### WORK TO DO
Without including any pictures, write out the listing below exactly.

### DATA EXCERPT
[start]
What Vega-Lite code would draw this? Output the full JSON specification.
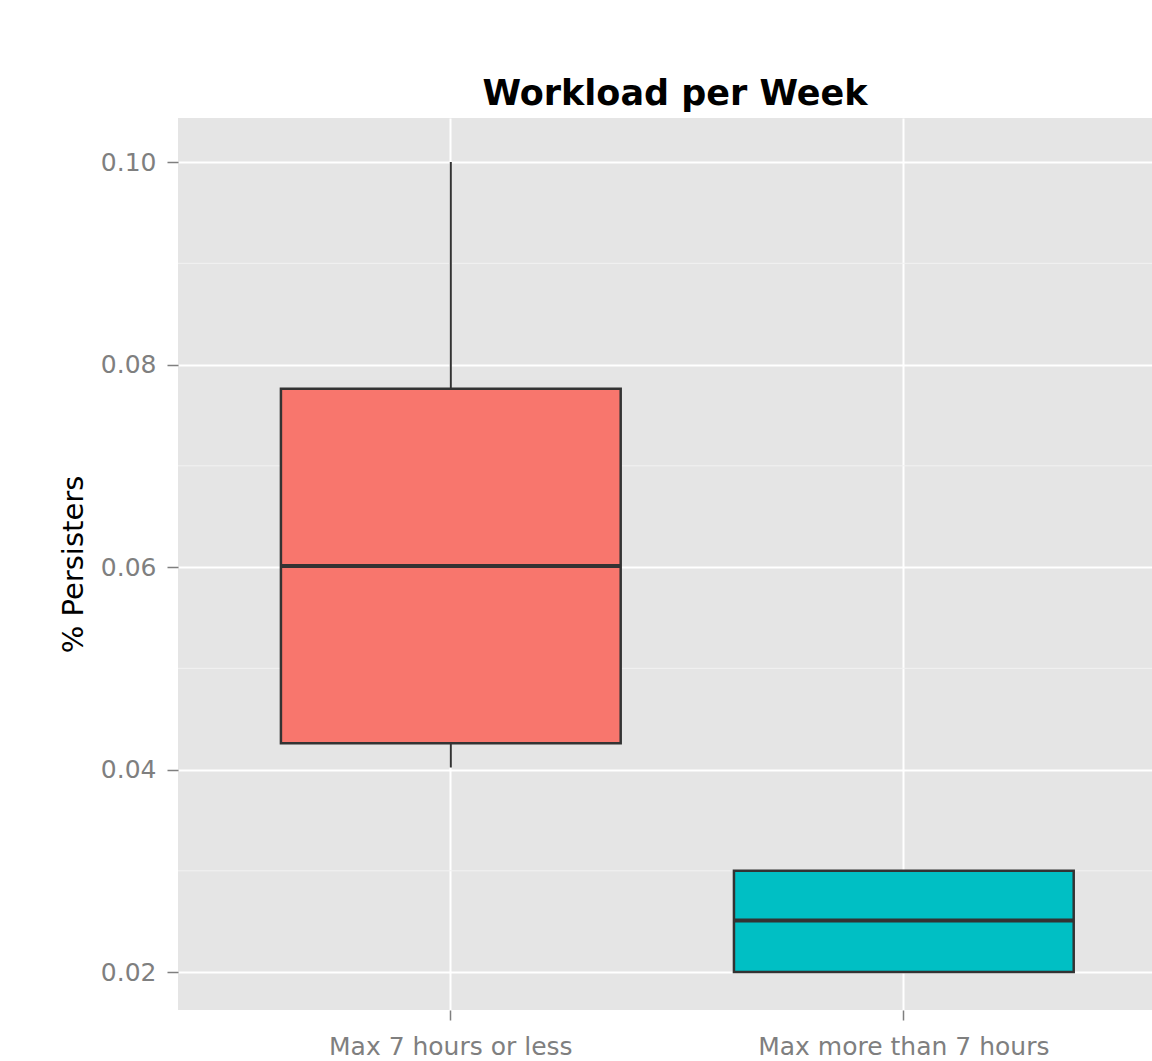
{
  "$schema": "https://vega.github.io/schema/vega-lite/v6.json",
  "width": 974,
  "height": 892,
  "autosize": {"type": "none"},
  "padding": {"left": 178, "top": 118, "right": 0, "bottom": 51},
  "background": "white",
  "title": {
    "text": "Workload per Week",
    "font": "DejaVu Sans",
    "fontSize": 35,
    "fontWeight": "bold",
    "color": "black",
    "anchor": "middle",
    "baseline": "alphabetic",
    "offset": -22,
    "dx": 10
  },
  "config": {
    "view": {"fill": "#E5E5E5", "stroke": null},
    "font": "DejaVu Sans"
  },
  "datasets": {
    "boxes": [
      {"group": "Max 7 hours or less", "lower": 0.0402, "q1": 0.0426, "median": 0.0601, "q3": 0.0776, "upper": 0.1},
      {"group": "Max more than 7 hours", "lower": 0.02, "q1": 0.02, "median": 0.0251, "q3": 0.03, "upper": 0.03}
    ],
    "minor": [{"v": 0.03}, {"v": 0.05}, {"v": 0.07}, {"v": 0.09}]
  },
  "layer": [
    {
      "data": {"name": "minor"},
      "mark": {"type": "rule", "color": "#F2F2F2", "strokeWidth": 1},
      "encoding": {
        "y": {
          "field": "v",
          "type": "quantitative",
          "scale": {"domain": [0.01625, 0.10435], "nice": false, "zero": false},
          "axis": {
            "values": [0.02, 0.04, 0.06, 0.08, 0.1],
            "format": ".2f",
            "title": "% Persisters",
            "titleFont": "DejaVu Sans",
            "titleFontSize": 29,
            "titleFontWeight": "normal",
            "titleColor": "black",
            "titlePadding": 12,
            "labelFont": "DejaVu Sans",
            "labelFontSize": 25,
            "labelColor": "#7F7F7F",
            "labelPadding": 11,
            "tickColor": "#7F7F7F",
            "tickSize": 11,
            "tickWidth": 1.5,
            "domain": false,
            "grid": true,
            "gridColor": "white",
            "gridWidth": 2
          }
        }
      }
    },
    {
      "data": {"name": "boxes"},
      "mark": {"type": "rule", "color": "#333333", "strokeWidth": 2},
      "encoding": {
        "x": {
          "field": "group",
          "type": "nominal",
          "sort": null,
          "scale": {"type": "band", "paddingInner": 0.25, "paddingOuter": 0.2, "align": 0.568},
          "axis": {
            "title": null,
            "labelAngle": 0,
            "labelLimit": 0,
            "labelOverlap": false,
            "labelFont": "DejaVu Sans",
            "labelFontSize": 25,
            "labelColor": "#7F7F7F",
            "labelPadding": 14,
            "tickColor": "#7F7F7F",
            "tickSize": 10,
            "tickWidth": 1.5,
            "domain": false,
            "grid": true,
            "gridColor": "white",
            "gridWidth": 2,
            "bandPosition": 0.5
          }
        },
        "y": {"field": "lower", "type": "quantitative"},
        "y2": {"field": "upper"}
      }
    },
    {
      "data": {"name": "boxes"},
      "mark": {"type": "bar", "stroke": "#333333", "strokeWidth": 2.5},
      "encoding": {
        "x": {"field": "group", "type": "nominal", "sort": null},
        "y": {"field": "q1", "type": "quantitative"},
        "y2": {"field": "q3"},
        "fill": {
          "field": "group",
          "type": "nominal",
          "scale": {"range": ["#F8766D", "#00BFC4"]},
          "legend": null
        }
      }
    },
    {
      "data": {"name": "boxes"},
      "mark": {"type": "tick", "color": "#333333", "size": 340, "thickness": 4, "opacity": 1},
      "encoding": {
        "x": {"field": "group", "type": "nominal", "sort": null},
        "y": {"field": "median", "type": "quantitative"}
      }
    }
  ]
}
[end]
### FINISHED EXERCISE
What Vega-Lite code would draw this? Output the full JSON specification.
{
  "$schema": "https://vega.github.io/schema/vega-lite/v6.json",
  "width": 974,
  "height": 892,
  "autosize": {"type": "none"},
  "padding": {"left": 178, "top": 118, "right": 0, "bottom": 51},
  "background": "white",
  "title": {
    "text": "Workload per Week",
    "font": "DejaVu Sans",
    "fontSize": 35,
    "fontWeight": "bold",
    "color": "black",
    "anchor": "middle",
    "baseline": "alphabetic",
    "offset": -22,
    "dx": 10
  },
  "config": {
    "view": {"fill": "#E5E5E5", "stroke": null},
    "font": "DejaVu Sans"
  },
  "datasets": {
    "boxes": [
      {"group": "Max 7 hours or less", "lower": 0.0402, "q1": 0.0426, "median": 0.0601, "q3": 0.0776, "upper": 0.1},
      {"group": "Max more than 7 hours", "lower": 0.02, "q1": 0.02, "median": 0.0251, "q3": 0.03, "upper": 0.03}
    ],
    "minor": [{"v": 0.03}, {"v": 0.05}, {"v": 0.07}, {"v": 0.09}]
  },
  "layer": [
    {
      "data": {"name": "minor"},
      "mark": {"type": "rule", "color": "#F2F2F2", "strokeWidth": 1},
      "encoding": {
        "y": {
          "field": "v",
          "type": "quantitative",
          "scale": {"domain": [0.01625, 0.10435], "nice": false, "zero": false},
          "axis": {
            "values": [0.02, 0.04, 0.06, 0.08, 0.1],
            "format": ".2f",
            "title": "% Persisters",
            "titleFont": "DejaVu Sans",
            "titleFontSize": 29,
            "titleFontWeight": "normal",
            "titleColor": "black",
            "titlePadding": 12,
            "labelFont": "DejaVu Sans",
            "labelFontSize": 25,
            "labelColor": "#7F7F7F",
            "labelPadding": 11,
            "tickColor": "#7F7F7F",
            "tickSize": 11,
            "tickWidth": 1.5,
            "domain": false,
            "grid": true,
            "gridColor": "white",
            "gridWidth": 2
          }
        }
      }
    },
    {
      "data": {"name": "boxes"},
      "mark": {"type": "rule", "color": "#333333", "strokeWidth": 2},
      "encoding": {
        "x": {
          "field": "group",
          "type": "nominal",
          "sort": null,
          "scale": {"type": "band", "paddingInner": 0.25, "paddingOuter": 0.2, "align": 0.568},
          "axis": {
            "title": null,
            "labelAngle": 0,
            "labelLimit": 0,
            "labelOverlap": false,
            "labelFont": "DejaVu Sans",
            "labelFontSize": 25,
            "labelColor": "#7F7F7F",
            "labelPadding": 14,
            "tickColor": "#7F7F7F",
            "tickSize": 10,
            "tickWidth": 1.5,
            "domain": false,
            "grid": true,
            "gridColor": "white",
            "gridWidth": 2,
            "bandPosition": 0.5
          }
        },
        "y": {"field": "lower", "type": "quantitative"},
        "y2": {"field": "upper"}
      }
    },
    {
      "data": {"name": "boxes"},
      "mark": {"type": "bar", "stroke": "#333333", "strokeWidth": 2.5},
      "encoding": {
        "x": {"field": "group", "type": "nominal", "sort": null},
        "y": {"field": "q1", "type": "quantitative"},
        "y2": {"field": "q3"},
        "fill": {
          "field": "group",
          "type": "nominal",
          "scale": {"range": ["#F8766D", "#00BFC4"]},
          "legend": null
        }
      }
    },
    {
      "data": {"name": "boxes"},
      "mark": {"type": "tick", "color": "#333333", "size": 340, "thickness": 4, "opacity": 1},
      "encoding": {
        "x": {"field": "group", "type": "nominal", "sort": null},
        "y": {"field": "median", "type": "quantitative"}
      }
    }
  ]
}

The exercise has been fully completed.